AN EX-SOLIHULL teacher is living out her childhood dream by telling children about everything water.
Sharan Gill dreamed of one day becoming a teacher and would set up her toy blackboard, place her teddy pupils in a row on the floor, and then lead them through their ‘lessons’ for the day.
And those childhood dreams came true for Sharan, who went on to teach RE and History at a Solihull secondary after becoming the first woman in her family to attend university.
Then last summer she left her increasingly busy school job after 15 years and began a key educational advisor role within Severn Trent which has seen her back doing what she loves – teaching kids in the classroom.
The married mum-of-one said: “I was one of those people who always knew they wanted to be a teacher. And I did spend 15 years teaching in the same school I trained in and loved it.
“But in teaching you never get to the bottom of your ‘things to do’ list, there is never enough time.”
Sharan is part of Severn Trent’s education team who travelled into primary and secondary schools to spoke with more than 135,000 pupils about everything water, as well as offering crucial careers advice last year.
As part of a Wonderful Water Tour, they provide free assemblies and workshops and make the sessions interactive, informative and most of all fun.

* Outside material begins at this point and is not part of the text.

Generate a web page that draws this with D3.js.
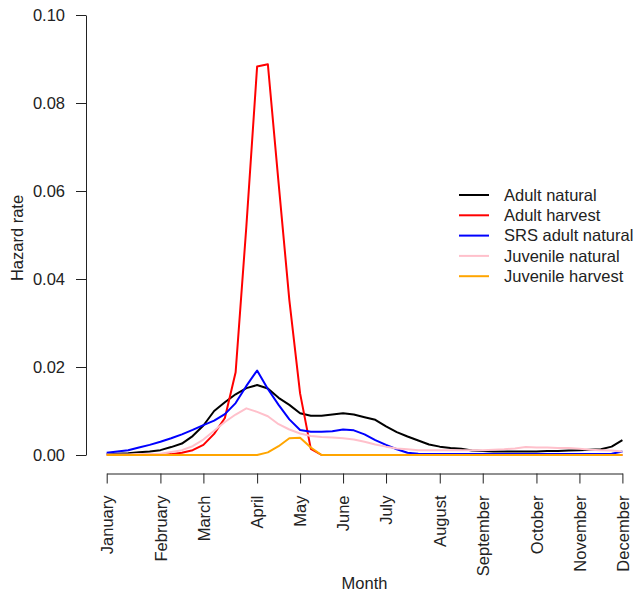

The 39-year-old added: “Like teaching, I still get a buzz from delivering to pupils, especially when you have an engaged audience. I feel like a teacher again then, but I have to tell myself not to tell the children off.
“In Chemistry GSCE, there is a whole section on waste water treatment.
“We play a video about how we treat sewage at our Minworth site and the teachers and pupils love it because it’s a real life example of what happens, rather than from a text book.
“At the same time we use the sessions to deliver our messages about what to flush and what not to flush.
“In workshops we can also make fake poo with Weetabix, give the kids the filtering equipment and say ‘Right then, filter it all out’.
“When I was teaching we had nothing like this, no private companies coming into the schools to help in education like this.”